Workers who meet the criteria and who were strong performers are often put on their former employers’ recruiting lists. After all, they wouldn’t need much onboarding or ramp-up time.
Natasha Bowman, founder of the Bowman Foundation for Workplace Equity and Mental Wellness, said that she has worked with many health care companies who are even sending postcards to former employees saying the equivalent of “we want you back.” Other companies are adding corporate alumni to their passive job candidate databases and tagging them as highly desirable recruits.
Taylor said that managers keep in close touch with superstars who just left their employ, checking in over the first 30, 60 to 90 days of their departures to see how things are going and, in a subtle way, to see if they might be interested in returning. Sometimes it works. When Brooklyn resident Leslie Bishop left 5W Public Relations in Midtown, she already had a personal relationship with the company’s co-CEO Dara Busch, so quitting wasn’t easy. “But I was presented with a great opportunity, and I had to explore it. Still, it was really painful to leave,” she said.
Although the two women were no longer working together, each wanted to keep the relationship going. “We’re both mothers of three kids. We were more than colleagues.

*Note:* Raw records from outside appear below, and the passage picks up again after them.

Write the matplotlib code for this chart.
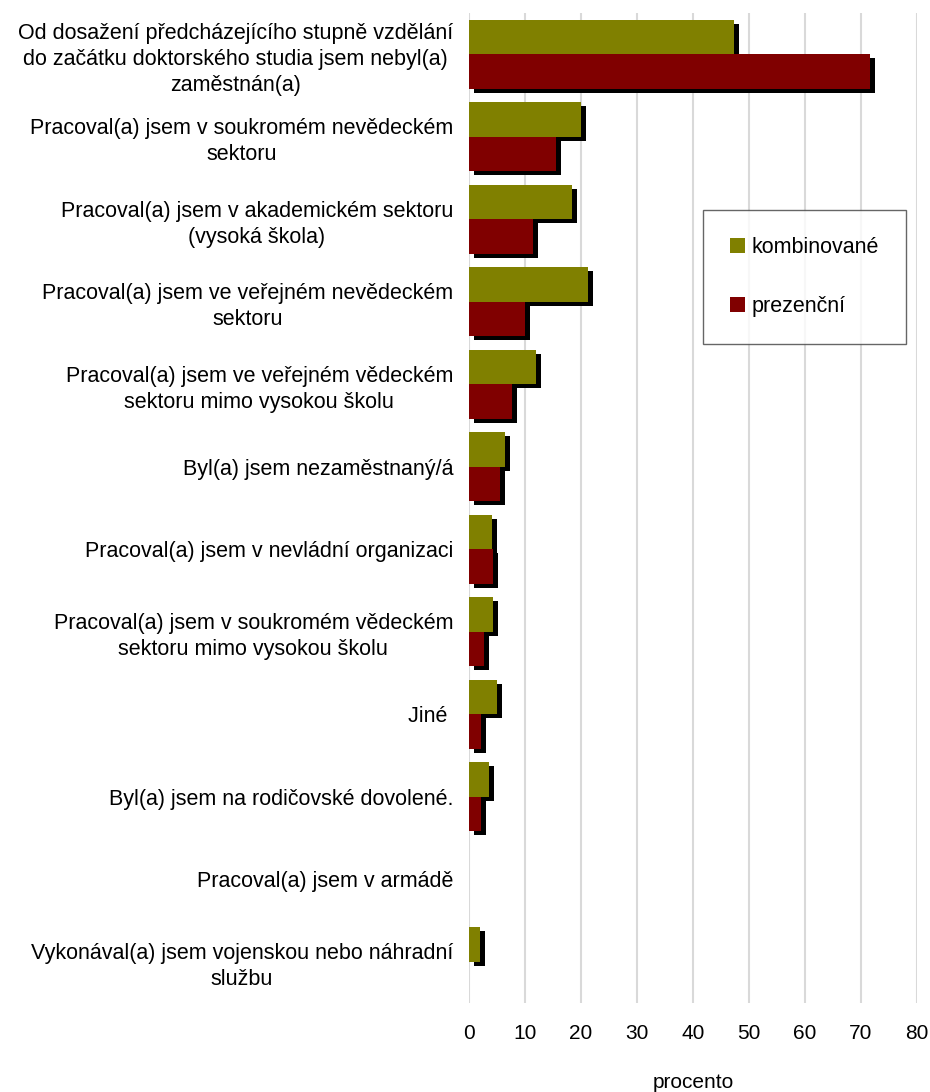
import matplotlib
matplotlib.use("Agg")
import matplotlib.pyplot as plt
import matplotlib.patheffects as pe
import numpy as np

categories = [
    "Od dosažení předcházejícího stupně vzdělání\ndo začátku doktorského studia jsem nebyl(a)\nzaměstnán(a)",
    "Pracoval(a) jsem v soukromém nevědeckém\nsektoru",
    "Pracoval(a) jsem v akademickém sektoru\n(vysoká škola)",
    "Pracoval(a) jsem ve veřejném nevědeckém\nsektoru",
    "Pracoval(a) jsem ve veřejném vědeckém\nsektoru mimo vysokou školu",
    "Byl(a) jsem nezaměstnaný/á",
    "Pracoval(a) jsem v nevládní organizaci",
    "Pracoval(a) jsem v soukromém vědeckém\nsektoru mimo vysokou školu",
    "Jiné ",
    "Byl(a) jsem na rodičovské dovolené.",
    "Pracoval(a) jsem v armádě",
    "Vykonával(a) jsem vojenskou nebo náhradní\nslužbu",
]
kombinovane = [47.3, 20.0, 18.4, 21.2, 12.0, 6.4, 4.1, 4.3, 5.0, 3.6, 0.0, 2.0]
prezencni = [71.6, 15.5, 11.4, 10.0, 7.7, 5.5, 4.3, 2.7, 2.1, 2.1, 0.0, 0.0]
x_ticks = [0, 10, 20, 30, 40, 50, 60, 70, 80]

plt.rcParams['font.family'] = ['Liberation Sans', 'DejaVu Sans']
fs = 15.5

fig = plt.figure(figsize=(9.3, 10.92), dpi=100)
ax = fig.add_axes([469 / 930, 1 - 1003 / 1092, 448 / 930, 990 / 1092])

y = np.arange(len(categories))
h = 0.418
shadow = [pe.SimplePatchShadow(offset=(3.8, -3.0), shadow_rgbFace='black', alpha=1.0), pe.Normal()]

b1 = ax.barh(y - h / 2, kombinovane, height=h, color='#808000', label='kombinované', zorder=3)
b2 = ax.barh(y + h / 2, prezencni, height=h, color='#800000', label='prezenční', zorder=3)
for bars, vals in ((b1, kombinovane), (b2, prezencni)):
    for p, v in zip(bars, vals):
        if v > 0:
            p.set_path_effects(shadow)
        else:
            p.set_visible(False)

ax.set_ylim(len(categories) - 0.5, -0.5)
ax.set_xlim(0, 80)
ax.set_xticks(x_ticks)
ax.set_yticks(y)
ax.set_yticklabels(categories, fontsize=fs)
for lbl in ax.get_yticklabels():
    lbl.set_multialignment('center')
    lbl.set_linespacing(1.32)
ax.tick_params(axis='y', length=0, pad=11.5)
ax.tick_params(axis='x', length=0, pad=15, labelsize=15)
ax.grid(True, axis='x', color='#d9d9d9', linewidth=1.5, zorder=0)
ax.set_axisbelow(True)
for s in ax.spines.values():
    s.set_visible(False)

ax.set_xlabel('procento', fontsize=15, labelpad=22)

leg = ax.legend(loc='upper left', bbox_to_anchor=(0.522, 0.801), fontsize=fs,
                frameon=True, fancybox=False, borderpad=1.25, labelspacing=1.78,
                handlelength=0.7, handleheight=0.7, handletextpad=0.3,
                borderaxespad=0)
leg.get_frame().set_edgecolor('#404040')
leg.get_frame().set_linewidth(1.0)
for hdl in leg.legend_handles:
    hdl.set_path_effects([])

fig.savefig('out.png', dpi=100)
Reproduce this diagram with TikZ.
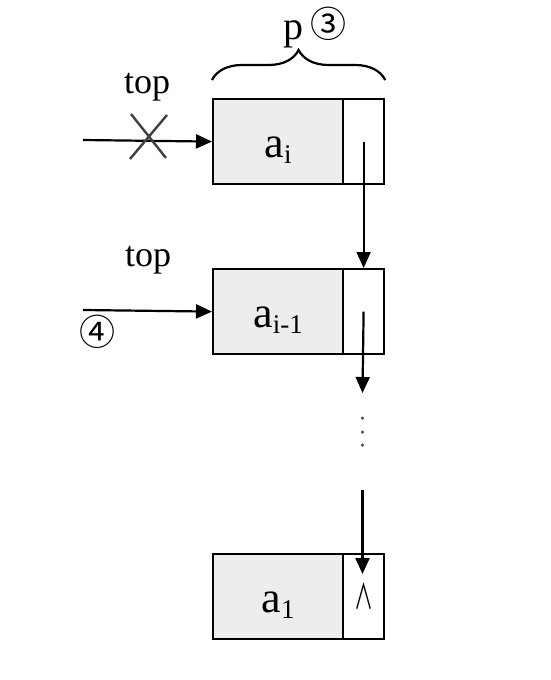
\documentclass[tikz,border=0pt]{standalone}
\usepackage{fontspec}
\setmainfont{Liberation Serif}
\newfontfamily\circfont{Noto Sans CJK SC}
\usetikzlibrary{arrows.meta,decorations.pathreplacing,calc}

\newcommand{\elem}[1]{a\raisebox{-0.14em}{\fontsize{27}{27}\selectfont #1}}

\begin{document}
\begin{tikzpicture}[x=1pt,y=-1pt,line width=2.2pt,
  datacell/.style={draw,fill=gray!14,minimum width=130pt,minimum height=85pt,
    inner sep=0pt,anchor=north west,font=\fontsize{44}{44}\selectfont,
    text height=32pt,text depth=0pt},
  linkcell/.style={draw,fill=white,minimum width=41pt,minimum height=85pt,
    inner sep=0pt,anchor=north west},
  ptr/.style={-{Triangle[length=16pt,width=14pt]}},
  lbl/.style={font=\fontsize{36}{36}\selectfont,inner sep=0pt,anchor=base},
  circ/.style={font=\circfont\fontsize{36}{36}\selectfont,inner sep=0pt},
  dot/.style={circle,fill=black!70,inner sep=0pt,minimum size=3.5pt}]
\useasboundingbox (0,0) rectangle (550,680);

% node a_i (current top)
\node[datacell] (d1) at (212,98) {\elem{i}};
\node[linkcell] (l1) at (342,98) {};
% node a_{i-1}
\node[datacell] (d2) at (212,268) {\elem{i-1}};
\node[linkcell] (l2) at (342,268) {};
% node a_1 (bottom of stack), null link
\node[datacell] (d3) at (212,553) {\elem{1}};
\node[linkcell] (l3) at (342,553) {\resizebox{19pt}{27pt}{\circfont ∧}};

% brace over the first node, labelled p (step 3)
\draw[decorate,decoration={brace,amplitude=30pt}]
  ($(d1.north west)+(0,-18)$) coordinate (bl) -- ($(l1.north east)+(0,-18)$) coordinate (br);
\node[lbl,font=\fontsize{40}{40}\selectfont] (p) at (293,39) {p};
\node[circ] (s3) at (328,24) {③};

% old top pointer, crossed out
\coordinate (t1) at (83,140);
\draw[ptr] (t1) -- (d1.west);
\node[lbl] (top1) at (147,93) {top};
\coordinate (xa) at (131,114);
\coordinate (xb) at (166,158);
\coordinate (xc) at (167,115);
\coordinate (xd) at (130,159);
\draw[black!75,line width=2.4pt] (xa) -- (xb) (xc) -- (xd);

% new top pointer (step 4)
\coordinate (t2) at (83,310);
\draw[ptr] (t2) -- (d2.west);
\node[lbl] (top2) at (148,266) {top};
\node[circ] (s4) at (97,332) {④};

% links between the nodes
\draw[ptr] (l1.center) -- (l2.north);
\coordinate (e2) at (362.5,393);
\draw[ptr] (l2.center) -- (e2);
\node[dot] (g1) at (362.5,418) {};
\node[dot] (g2) at (362.5,432) {};
\node[dot] (g3) at (362.5,445) {};
\coordinate (s5) at (362.5,490);
\coordinate (e5) at (362.5,574);
\draw[ptr] (s5) -- (e5);
\end{tikzpicture}
\end{document}
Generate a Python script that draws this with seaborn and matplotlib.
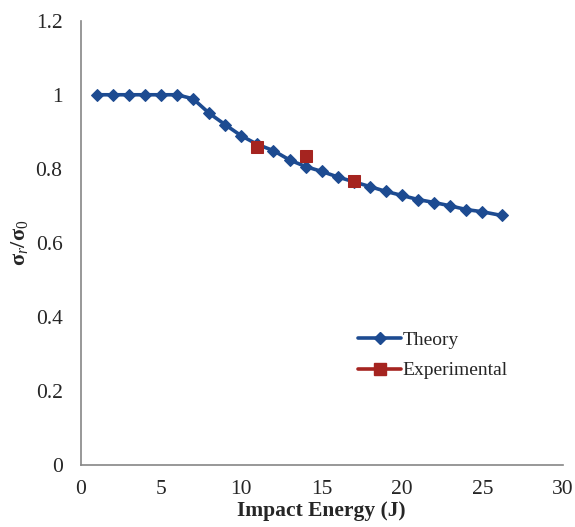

After I left, we became better friends,” said Bishop.
Over the next few months, Bishop mentioned that she might be interested in returning to 5W if the right opportunity became available. “I had to put it out there to see if there might be something to talk about,” she said.
The job Bishop left was already filled, but the company was growing quickly and Busch knew she’d be an asset. The women began to discuss what the right role for Bishop might look like.
“This was March of 2020; the pandemic had just started. No one knew what was next, so we put a pin in it,” said Busch.
By August of 2020, the women had it figured out. Soon after, Bishop rejoined 5W as a senior vice president and group director. She says she’s thrilled to be back and, by the way, she has something in common with three other members of 5W’s executive team — they’re all boomerang employees.
Wouldn’t it be better if Busch kept them from leaving in the first place? “No,” she said, noting that her employees are some of the best in the field, highly desirable recruits and that great opportunities will be put in front of them.
“If you want to leave, we set you free. If you come back, you return with renewed passion,” said Busch.
Bishop explained why: “Sometimes you have to go see something else to fully appreciate what you have.”